Multi - language and multi - environment code generation

  • AceGen offers multi-language code generation (Fortran/Fortran90, C, Mathematica language, Matlab language) and automatic interface to general numerical environments (MathLink connection to Mathematica, Matlab) and specialized finite element environments (AceFEM, FEAP, ELFEN, ABAQUS, …)
  • Multi-language and multi-environment capability enables that once the problem is formulated in AceGen it can be directly exported to various commercial numerical environments. Practice shows that at the research stage of the derivation of a new numerical software, different languages and different platforms are the best means for the assessment of specific performances and, of course, failures of the numerical model. Using the classical approach, re-coding of the element in different languages would be extremely time consuming and is never done. With the AceGen concepts re-coding comes practically for free, since the code is automatically generated for several languages and for several platforms from the same basic symbolic description.

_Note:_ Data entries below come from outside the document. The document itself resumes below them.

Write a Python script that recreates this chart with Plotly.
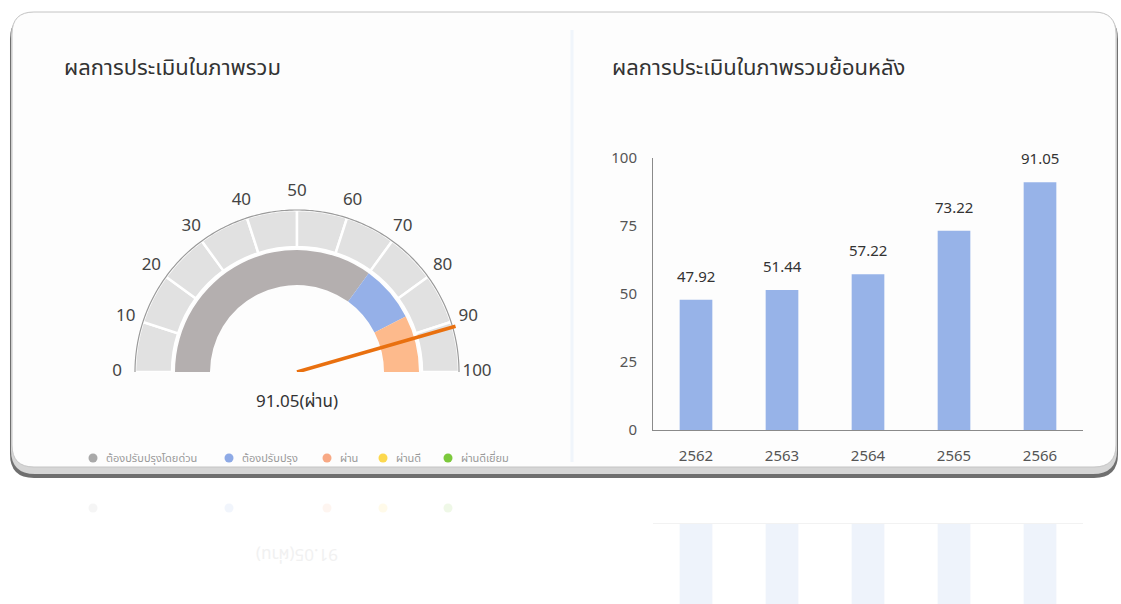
import plotly.graph_objects as go

W, H = 1121, 604

# ---------------- data ----------------
gauge_title = "ผลการประเมินในภาพรวม"
bar_title = "ผลการประเมินในภาพรวมย้อนหลัง"
gauge_value = 91.05
gauge_label = "91.05(ผ่าน)"
gauge_ticks = [0, 10, 20, 30, 40, 50, 60, 70, 80, 90, 100]
band_edges = [0, 70, 85, 100]
band_colors = ["#b4afaf", "#95b0e8", "#fdba8c"]
legend_names = ["ต้องปรับปรุงโดยด่วน", "ต้องปรับปรุง", "ผ่าน", "ผ่านดี", "ผ่านดีเยี่ยม"]
legend_colors = ["#a9a9a9", "#8eaae6", "#f8a985", "#fcd84e", "#7cc93c"]
years = ["2562", "2563", "2564", "2565", "2566"]
scores = [47.92, 51.44, 57.22, 73.22, 91.05]
bar_ticks = [0, 25, 50, 75, 100]

# layout-only positions (pixels) for the legend items
legend_dot_x = [93, 229, 327, 383, 448]
LEGEND_Y = 458
MIRROR_Y = 478  # reflection axis of the dashboard card

FONT = "Noto Sans Thai, Noto Sans, Open Sans, sans-serif"


def deg(v):
    return v / 100 * 180


def px(x, y):
    return f"{x / W:.5f},{1 - y / H:.5f}"


def rrect(x0, y0, x1, y1, r):
    return (f"M {px(x0 + r, y0)} L {px(x1 - r, y0)} Q {px(x1, y0)} {px(x1, y0 + r)} "
            f"L {px(x1, y1 - r)} Q {px(x1, y1)} {px(x1 - r, y1)} "
            f"L {px(x0 + r, y1)} Q {px(x0, y1)} {px(x0, y1 - r)} "
            f"L {px(x0, y0 + r)} Q {px(x0, y0)} {px(x0 + r, y0)} Z")


fig = go.Figure()

# ---------------- gauge ----------------
R_OUT, R_MID, R_IN0, R_IN1 = 162, 125, 87, 122
seg_theta = [deg((a + b) / 2) for a, b in zip(gauge_ticks[:-1], gauge_ticks[1:])]
seg_width = [deg(b - a) for a, b in zip(gauge_ticks[:-1], gauge_ticks[1:])]
fig.add_trace(go.Barpolar(
    r=[R_OUT - R_MID] * len(seg_theta), base=R_MID, theta=seg_theta, width=seg_width,
    marker=dict(color="#e1e1e1", line=dict(color="white", width=2.5)),
    showlegend=False, hoverinfo="skip"))
fig.add_trace(go.Barpolar(
    r=[R_IN1 - R_IN0] * 3, base=R_IN0,
    theta=[deg((a + b) / 2) for a, b in zip(band_edges[:-1], band_edges[1:])],
    width=[deg(b - a) for a, b in zip(band_edges[:-1], band_edges[1:])],
    marker=dict(color=band_colors, line=dict(width=0)),
    showlegend=False, hoverinfo="skip"))
arc_vals = [i / 2 for i in range(0, 201)]
fig.add_trace(go.Scatterpolar(
    r=[R_OUT] * len(arc_vals), theta=[deg(v) for v in arc_vals], mode="lines",
    line=dict(color="#9a9a9a", width=1.2), showlegend=False, hoverinfo="skip"))
fig.add_trace(go.Scatterpolar(
    r=[0, 165], theta=[deg(gauge_value)] * 2, mode="lines",
    line=dict(color="#e9700f", width=3.5), showlegend=False, hoverinfo="skip"))
fig.add_trace(go.Scatterpolar(
    r=[180] * len(gauge_ticks), theta=[deg(t) for t in gauge_ticks], mode="text",
    text=[str(t) for t in gauge_ticks], textfont=dict(size=17, color="#444", family=FONT),
    showlegend=False, hoverinfo="skip"))

# ---------------- bars ----------------
fig.add_trace(go.Bar(
    x=years, y=scores, width=0.38, marker=dict(color="#97b3e8", line=dict(width=0)),
    showlegend=False, hoverinfo="skip", xaxis="x", yaxis="y"))

# faint reflection of the bars below the card
fig.add_trace(go.Bar(
    x=years, y=scores, width=0.38,
    marker=dict(color="rgba(151,179,232,0.16)", line=dict(width=0)),
    showlegend=False, hoverinfo="skip", xaxis="x3", yaxis="y3"))

annotations = [
    dict(text=gauge_title, x=62 / W, y=1 - 68 / H, xref="paper", yref="paper",
         xanchor="left", yanchor="middle", showarrow=False,
         font=dict(size=22, color="#333", family=FONT)),
    dict(text=bar_title, x=610 / W, y=1 - 68 / H, xref="paper", yref="paper",
         xanchor="left", yanchor="middle", showarrow=False,
         font=dict(size=22, color="#333", family=FONT)),
    dict(text=gauge_label, x=297 / W, y=1 - 402 / H, xref="paper", yref="paper",
         xanchor="center", yanchor="middle", showarrow=False,
         font=dict(size=17, color="#333", family=FONT)),
    dict(text=gauge_label, x=297 / W, y=1 - (2 * MIRROR_Y - 402) / H, xref="paper",
         yref="paper", xanchor="center", yanchor="middle", showarrow=False,
         textangle=180, font=dict(size=17, color="#f1f1f1", family=FONT)),
]
for i, s in enumerate(scores):
    annotations.append(dict(text=f"{s:.2f}", x=i, y=s, xref="x", yref="y",
                            xanchor="center", yanchor="bottom", yshift=9, showarrow=False,
                            font=dict(size=15, color="#333", family=FONT)))

shapes = [
    dict(type="path", path=rrect(10, 15, 1118, 478, 24), xref="paper", yref="paper",
         fillcolor="#6f6f6f", line=dict(width=0), layer="below"),
    dict(type="path", path=rrect(11, 12, 1117, 474, 24), xref="paper", yref="paper",
         fillcolor="#d6d6d6", line=dict(width=0), layer="below"),
    dict(type="path", path=rrect(12, 12, 1116, 467, 22), xref="paper", yref="paper",
         fillcolor="#fdfdfd", line=dict(color="#c4c4c4", width=1), layer="below"),
    dict(type="line", x0=572 / W, x1=572 / W, y0=1 - 462 / H, y1=1 - 30 / H,
         xref="paper", yref="paper", line=dict(color="#f0f5fb", width=3), layer="below"),
]

# legend (drawn manually to match the compact dashboard legend)
for name, col, dx in zip(legend_names, legend_colors, legend_dot_x):
    shapes.append(dict(type="circle", xref="paper", yref="paper",
                       x0=(dx - 4.5) / W, x1=(dx + 4.5) / W,
                       y0=1 - (LEGEND_Y + 4.5) / H, y1=1 - (LEGEND_Y - 4.5) / H,
                       fillcolor=col, line=dict(width=0)))
    annotations.append(dict(text=name, x=(dx + 11) / W, y=1 - LEGEND_Y / H,
                            xref="paper", yref="paper", xanchor="left", yanchor="middle",
                            showarrow=False, font=dict(size=11, color="#9a9a9a", family=FONT)))
    # faint reflected legend dot
    ry = 2 * MIRROR_Y - LEGEND_Y + 10
    shapes.append(dict(type="circle", xref="paper", yref="paper",
                       x0=(dx - 4.5) / W, x1=(dx + 4.5) / W,
                       y0=1 - (ry + 4.5) / H, y1=1 - (ry - 4.5) / H,
                       fillcolor=col, opacity=0.12, line=dict(width=0)))

# reflected axis geometry: 0 line mirrored about the card bottom
ref_zero = 2 * MIRROR_Y - 430 - 2
ref_max = (H - ref_zero) / (430 - 158) * 100

fig.update_layout(
    width=W, height=H, margin=dict(l=0, r=0, t=0, b=0, autoexpand=False),
    paper_bgcolor="white", plot_bgcolor="rgba(0,0,0,0)",
    font=dict(family=FONT, color="#444"),
    showlegend=False,
    polar=dict(
        domain=dict(x=[97 / W, 497 / W], y=[1 - 372 / H, 1 - 172 / H]),
        sector=[0, 180], bgcolor="rgba(0,0,0,0)", bargap=0,
        radialaxis=dict(range=[0, 200], visible=False),
        angularaxis=dict(visible=False, direction="clockwise", rotation=180,
                         thetaunit="degrees")),
    xaxis=dict(domain=[653 / W, 1083 / W], anchor="y", type="category",
               range=[-0.5, 4.5], showline=True, linecolor="#8a8a8a", linewidth=1,
               showgrid=False, ticks="", ticklabelstandoff=12, automargin=False,
               tickfont=dict(size=15, color="#555", family=FONT), fixedrange=True),
    yaxis=dict(domain=[1 - 430 / H, 1 - 158 / H], anchor="x", range=[0, 100],
               tickvals=bar_ticks, showline=True, linecolor="#8a8a8a", linewidth=1,
               showgrid=False, zeroline=False, ticks="", ticklabelstandoff=12,
               automargin=False,
               tickfont=dict(size=15, color="#555", family=FONT), fixedrange=True),
    xaxis3=dict(domain=[653 / W, 1083 / W], anchor="y3", type="category",
                range=[-0.5, 4.5], side="top", showline=True, linecolor="#f2f2f2",
                showgrid=False, ticks="", showticklabels=False, fixedrange=True),
    yaxis3=dict(domain=[0, 1 - ref_zero / H], anchor="x3", range=[ref_max, 0],
                showline=False, showgrid=False, zeroline=False, showticklabels=False,
                fixedrange=True),
    annotations=annotations, shapes=shapes,
)

fig.write_html("out.html", config={"displayModeBar": False},
               post_script="document.body.style.margin='0px';")
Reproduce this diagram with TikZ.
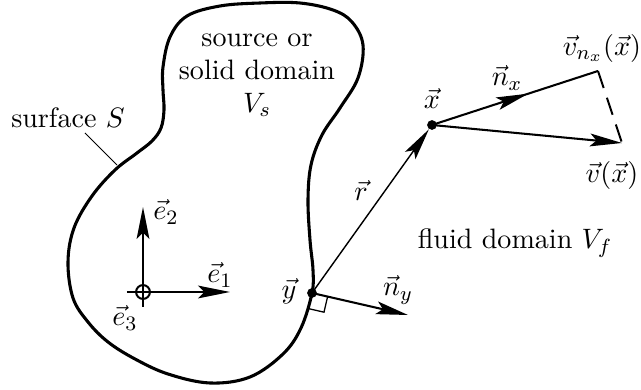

Code efficiency and portability

  • One of the advantages of the AceGen approach is also that the symbolic description of the numerical procedure is complete in a sense that almost no external pre-arranged subroutines are called from the generated code. No other data are accessed apart form those provided through the list of parameters of the user subroutine. Code, generated on these principles, is a bit longer than it would be if the reusable parts of the code were used. However, there are advantages of this approach in numerical efficiency, portability of the generated code to different operational systems and to different numerical environments and easy parallelization.
  • In many industrial sectors numerical simulations have become part of everyday practice. The development of new numerical models has therefore become an inseparable part of specific industrial projects and is no longer a long-term research task as it was the case previously. The use of AceGen offers on-demand generation of numerical procedures.

 

References or list of publications related to the product

  • KORELC, Jože, WRIGGERS, Peter. Automation of finite element methods. Switzerland: Springer, 2016. XXVI.  http://link.springer.com/book/10.1007%2F978-3-319-39005-5, doi: 10.1007/978-3-319-39005-5. http://www.springer.com/-/1/AVXo2wyFKEAfyFF0Zyqj
  • HUDOBIVNIK, Blaž, KORELC, Jože. Closed-form representation of matrix functions in the formulation of nonlinear material models. Finite Elements in Analysis and Design, 2016, 111:19-32
  • KORELC, Jože. Automation of primal and sensitivity analysis of transient coupled problems. Comput. mech., 2009,  44:631-649.
  • Korelc J., (2002), Multi-language and Multi-environment Generation of Nonlinear Finite Element Codes,  Engineering with Computers, 2002, vol. 18, n. 4,str. 312-327
  • Korelc, J. (1997), Automatic generation of finite-element code by simultaneous optimization of expressions, Theoretical Computer Science, 187, 231-248.
  • Korelc J. (1996), Symbolic Approach in Computational Mechanics and its Application to the Enhanced Strain Method, Doctoral Dissertation, Institut of Mechanics, TH Darmstadt, Germany.